> [The exercise]
Which lines fall between the line holding "Generate a Python" and the line holding "pct = FuncFormatter(lambda", inclusive? Retype them exactly, without the pictures, and add nothing else.

━━ Records provided ━━

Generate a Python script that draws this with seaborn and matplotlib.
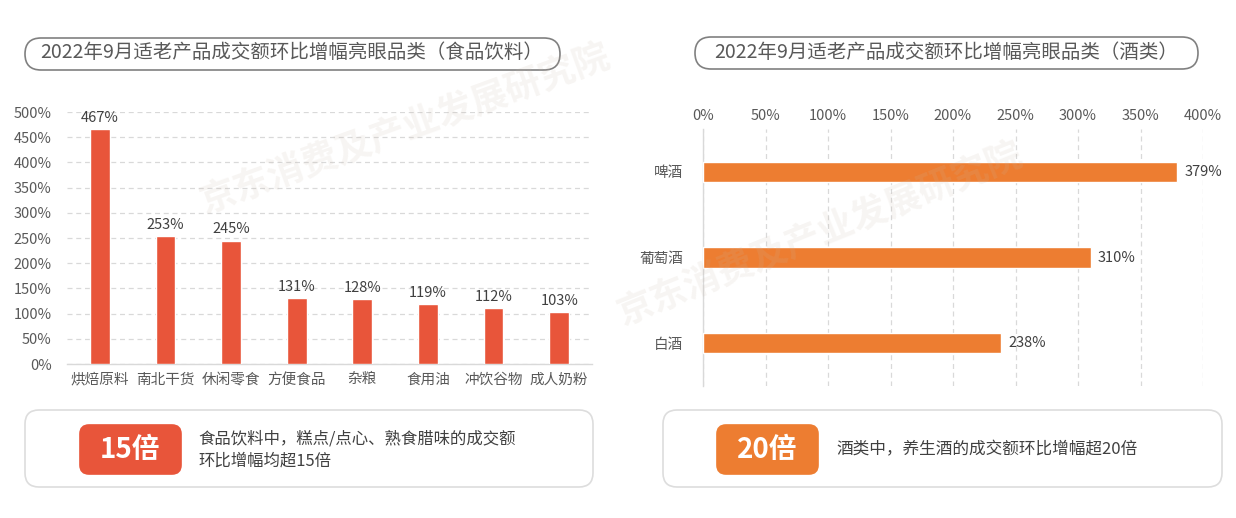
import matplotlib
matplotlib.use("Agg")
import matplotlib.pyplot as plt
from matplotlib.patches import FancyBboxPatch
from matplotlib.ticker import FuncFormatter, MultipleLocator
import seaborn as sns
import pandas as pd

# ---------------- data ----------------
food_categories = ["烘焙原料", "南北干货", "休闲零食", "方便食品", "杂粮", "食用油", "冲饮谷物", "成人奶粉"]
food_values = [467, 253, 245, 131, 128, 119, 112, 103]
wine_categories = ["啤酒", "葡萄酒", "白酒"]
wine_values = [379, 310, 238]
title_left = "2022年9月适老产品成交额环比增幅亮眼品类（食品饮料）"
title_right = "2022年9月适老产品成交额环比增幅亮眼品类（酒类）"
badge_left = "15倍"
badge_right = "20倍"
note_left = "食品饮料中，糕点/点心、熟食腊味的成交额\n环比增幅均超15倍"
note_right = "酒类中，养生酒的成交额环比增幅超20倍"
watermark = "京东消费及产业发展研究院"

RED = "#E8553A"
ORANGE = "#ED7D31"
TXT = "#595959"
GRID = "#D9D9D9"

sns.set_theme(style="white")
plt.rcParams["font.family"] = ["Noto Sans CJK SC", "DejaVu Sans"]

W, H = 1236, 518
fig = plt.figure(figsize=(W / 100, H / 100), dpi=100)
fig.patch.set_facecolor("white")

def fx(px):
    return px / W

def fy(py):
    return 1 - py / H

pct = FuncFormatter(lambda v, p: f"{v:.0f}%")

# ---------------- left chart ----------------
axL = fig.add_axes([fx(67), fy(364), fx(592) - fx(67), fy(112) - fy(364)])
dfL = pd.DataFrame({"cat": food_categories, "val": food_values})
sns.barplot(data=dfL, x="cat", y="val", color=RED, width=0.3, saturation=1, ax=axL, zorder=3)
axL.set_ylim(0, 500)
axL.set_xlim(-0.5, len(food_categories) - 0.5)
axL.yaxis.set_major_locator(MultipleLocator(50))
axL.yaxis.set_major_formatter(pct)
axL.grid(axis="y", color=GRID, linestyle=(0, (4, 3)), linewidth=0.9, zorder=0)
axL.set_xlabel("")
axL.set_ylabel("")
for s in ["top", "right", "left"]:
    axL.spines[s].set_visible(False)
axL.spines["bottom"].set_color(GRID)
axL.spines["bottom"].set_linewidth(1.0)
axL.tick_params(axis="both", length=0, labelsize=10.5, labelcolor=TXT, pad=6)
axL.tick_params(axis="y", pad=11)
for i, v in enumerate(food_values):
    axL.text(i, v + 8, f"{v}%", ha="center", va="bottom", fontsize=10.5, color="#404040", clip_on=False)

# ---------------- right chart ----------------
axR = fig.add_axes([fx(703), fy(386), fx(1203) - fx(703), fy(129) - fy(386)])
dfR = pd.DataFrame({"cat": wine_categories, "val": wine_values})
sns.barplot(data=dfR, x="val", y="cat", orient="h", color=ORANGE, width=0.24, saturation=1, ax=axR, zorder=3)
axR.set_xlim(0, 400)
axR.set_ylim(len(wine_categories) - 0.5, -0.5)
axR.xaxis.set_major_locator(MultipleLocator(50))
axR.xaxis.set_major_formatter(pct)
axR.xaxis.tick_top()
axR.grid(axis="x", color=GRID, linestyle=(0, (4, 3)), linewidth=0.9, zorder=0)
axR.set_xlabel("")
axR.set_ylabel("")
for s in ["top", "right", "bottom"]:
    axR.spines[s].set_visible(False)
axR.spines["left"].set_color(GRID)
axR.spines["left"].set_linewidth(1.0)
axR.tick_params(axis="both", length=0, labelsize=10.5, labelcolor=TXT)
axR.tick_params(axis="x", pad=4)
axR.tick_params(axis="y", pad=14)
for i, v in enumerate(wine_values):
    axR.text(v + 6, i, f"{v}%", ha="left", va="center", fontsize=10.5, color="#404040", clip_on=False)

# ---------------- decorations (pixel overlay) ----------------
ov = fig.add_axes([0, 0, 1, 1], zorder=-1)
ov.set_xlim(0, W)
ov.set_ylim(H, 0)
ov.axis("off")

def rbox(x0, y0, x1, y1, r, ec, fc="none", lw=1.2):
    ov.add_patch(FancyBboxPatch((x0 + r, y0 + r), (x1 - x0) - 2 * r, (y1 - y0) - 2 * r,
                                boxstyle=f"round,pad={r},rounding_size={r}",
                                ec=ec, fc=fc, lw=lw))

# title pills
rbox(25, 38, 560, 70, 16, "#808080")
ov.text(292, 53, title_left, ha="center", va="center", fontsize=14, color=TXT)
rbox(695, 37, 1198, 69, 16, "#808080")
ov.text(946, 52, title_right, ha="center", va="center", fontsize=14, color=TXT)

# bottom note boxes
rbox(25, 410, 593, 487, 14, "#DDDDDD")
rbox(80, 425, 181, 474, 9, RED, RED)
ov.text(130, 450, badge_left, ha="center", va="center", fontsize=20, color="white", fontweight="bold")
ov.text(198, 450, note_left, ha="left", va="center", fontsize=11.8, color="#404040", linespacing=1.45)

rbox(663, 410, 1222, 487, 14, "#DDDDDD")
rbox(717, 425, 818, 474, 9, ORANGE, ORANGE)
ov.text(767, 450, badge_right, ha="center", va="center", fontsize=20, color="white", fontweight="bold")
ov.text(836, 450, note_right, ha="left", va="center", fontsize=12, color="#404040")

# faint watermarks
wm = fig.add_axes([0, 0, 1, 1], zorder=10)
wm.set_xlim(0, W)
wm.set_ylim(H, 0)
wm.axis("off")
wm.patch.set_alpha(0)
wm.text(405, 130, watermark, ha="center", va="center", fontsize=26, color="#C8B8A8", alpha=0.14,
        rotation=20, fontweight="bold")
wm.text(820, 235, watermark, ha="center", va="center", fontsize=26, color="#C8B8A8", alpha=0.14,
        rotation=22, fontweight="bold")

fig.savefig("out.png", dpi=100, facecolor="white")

━━━
━━ Records provided ━━

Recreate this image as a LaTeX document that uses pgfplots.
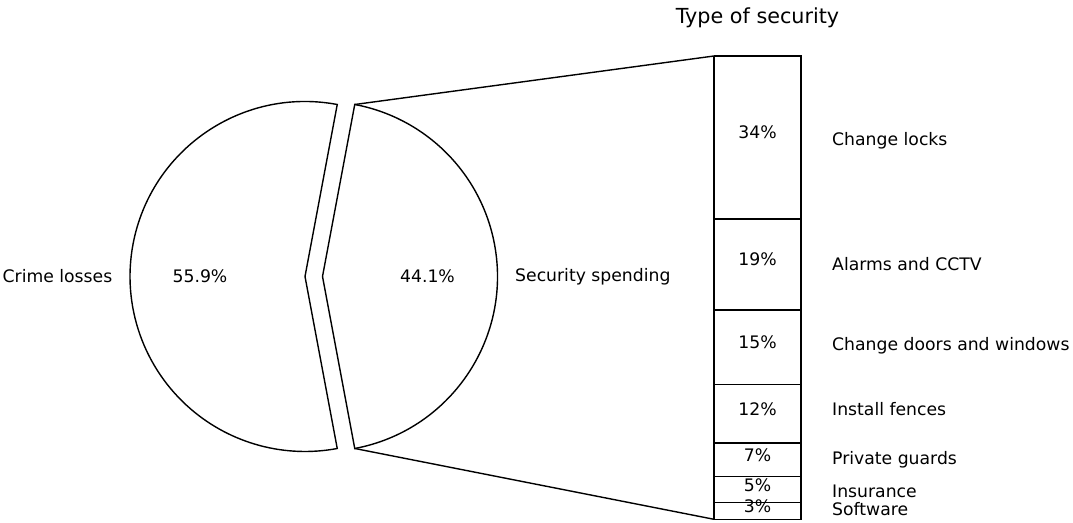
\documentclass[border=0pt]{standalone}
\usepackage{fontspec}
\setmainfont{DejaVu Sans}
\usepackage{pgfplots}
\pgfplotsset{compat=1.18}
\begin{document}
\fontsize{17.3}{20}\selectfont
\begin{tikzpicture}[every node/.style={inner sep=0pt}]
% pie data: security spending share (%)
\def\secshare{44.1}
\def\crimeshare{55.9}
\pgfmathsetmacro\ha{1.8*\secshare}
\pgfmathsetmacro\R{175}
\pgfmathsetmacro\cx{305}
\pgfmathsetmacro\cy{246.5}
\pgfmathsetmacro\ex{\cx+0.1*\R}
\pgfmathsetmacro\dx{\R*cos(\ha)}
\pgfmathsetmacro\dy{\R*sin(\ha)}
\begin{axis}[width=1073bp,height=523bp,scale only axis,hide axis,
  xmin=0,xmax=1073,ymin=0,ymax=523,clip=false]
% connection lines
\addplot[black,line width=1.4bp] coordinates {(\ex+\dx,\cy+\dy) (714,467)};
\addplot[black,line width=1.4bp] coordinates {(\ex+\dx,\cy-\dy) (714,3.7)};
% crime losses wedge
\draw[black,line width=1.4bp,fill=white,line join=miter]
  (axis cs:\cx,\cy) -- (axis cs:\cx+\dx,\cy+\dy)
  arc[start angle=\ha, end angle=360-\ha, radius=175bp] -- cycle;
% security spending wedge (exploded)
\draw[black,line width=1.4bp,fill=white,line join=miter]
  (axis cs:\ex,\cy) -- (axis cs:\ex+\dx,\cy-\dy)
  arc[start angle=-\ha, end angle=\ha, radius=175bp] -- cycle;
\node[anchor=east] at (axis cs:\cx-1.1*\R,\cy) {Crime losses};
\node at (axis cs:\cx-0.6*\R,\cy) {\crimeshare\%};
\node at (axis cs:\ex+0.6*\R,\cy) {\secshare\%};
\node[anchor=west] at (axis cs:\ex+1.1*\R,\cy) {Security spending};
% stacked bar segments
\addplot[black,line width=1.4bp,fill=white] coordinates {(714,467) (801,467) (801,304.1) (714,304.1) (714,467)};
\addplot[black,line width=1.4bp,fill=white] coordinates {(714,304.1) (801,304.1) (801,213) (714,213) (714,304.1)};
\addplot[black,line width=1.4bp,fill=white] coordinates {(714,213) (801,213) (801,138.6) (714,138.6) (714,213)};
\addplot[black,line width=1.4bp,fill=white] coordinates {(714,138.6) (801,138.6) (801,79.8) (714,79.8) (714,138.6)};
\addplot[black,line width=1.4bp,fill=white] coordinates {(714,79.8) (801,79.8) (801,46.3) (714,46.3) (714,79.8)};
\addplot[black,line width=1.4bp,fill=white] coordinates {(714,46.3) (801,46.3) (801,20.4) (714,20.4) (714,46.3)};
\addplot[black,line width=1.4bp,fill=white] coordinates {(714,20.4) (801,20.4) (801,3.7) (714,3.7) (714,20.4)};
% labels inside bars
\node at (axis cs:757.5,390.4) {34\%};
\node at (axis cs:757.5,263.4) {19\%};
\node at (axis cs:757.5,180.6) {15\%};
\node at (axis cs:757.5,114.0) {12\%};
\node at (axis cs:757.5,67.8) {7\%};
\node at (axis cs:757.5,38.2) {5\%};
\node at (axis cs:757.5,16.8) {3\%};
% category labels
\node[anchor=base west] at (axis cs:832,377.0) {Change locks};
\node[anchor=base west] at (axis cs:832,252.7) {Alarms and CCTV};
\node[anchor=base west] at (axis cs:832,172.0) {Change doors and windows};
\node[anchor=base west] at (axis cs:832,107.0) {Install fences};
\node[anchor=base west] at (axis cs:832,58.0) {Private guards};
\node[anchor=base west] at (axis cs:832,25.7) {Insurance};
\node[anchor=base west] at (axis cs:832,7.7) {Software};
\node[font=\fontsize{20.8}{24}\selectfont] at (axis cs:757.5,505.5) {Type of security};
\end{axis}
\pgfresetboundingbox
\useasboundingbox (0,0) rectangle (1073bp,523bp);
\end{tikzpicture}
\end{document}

━━━

> [Output for this exercise]
Generate a Python script that draws this with seaborn and matplotlib.
import matplotlib
matplotlib.use("Agg")
import matplotlib.pyplot as plt
from matplotlib.patches import FancyBboxPatch
from matplotlib.ticker import FuncFormatter, MultipleLocator
import seaborn as sns
import pandas as pd

# ---------------- data ----------------
food_categories = ["烘焙原料", "南北干货", "休闲零食", "方便食品", "杂粮", "食用油", "冲饮谷物", "成人奶粉"]
food_values = [467, 253, 245, 131, 128, 119, 112, 103]
wine_categories = ["啤酒", "葡萄酒", "白酒"]
wine_values = [379, 310, 238]
title_left = "2022年9月适老产品成交额环比增幅亮眼品类（食品饮料）"
title_right = "2022年9月适老产品成交额环比增幅亮眼品类（酒类）"
badge_left = "15倍"
badge_right = "20倍"
note_left = "食品饮料中，糕点/点心、熟食腊味的成交额\n环比增幅均超15倍"
note_right = "酒类中，养生酒的成交额环比增幅超20倍"
watermark = "京东消费及产业发展研究院"

RED = "#E8553A"
ORANGE = "#ED7D31"
TXT = "#595959"
GRID = "#D9D9D9"

sns.set_theme(style="white")
plt.rcParams["font.family"] = ["Noto Sans CJK SC", "DejaVu Sans"]

W, H = 1236, 518
fig = plt.figure(figsize=(W / 100, H / 100), dpi=100)
fig.patch.set_facecolor("white")

def fx(px):
    return px / W

def fy(py):
    return 1 - py / H

pct = FuncFormatter(lambda v, p: f"{v:.0f}%")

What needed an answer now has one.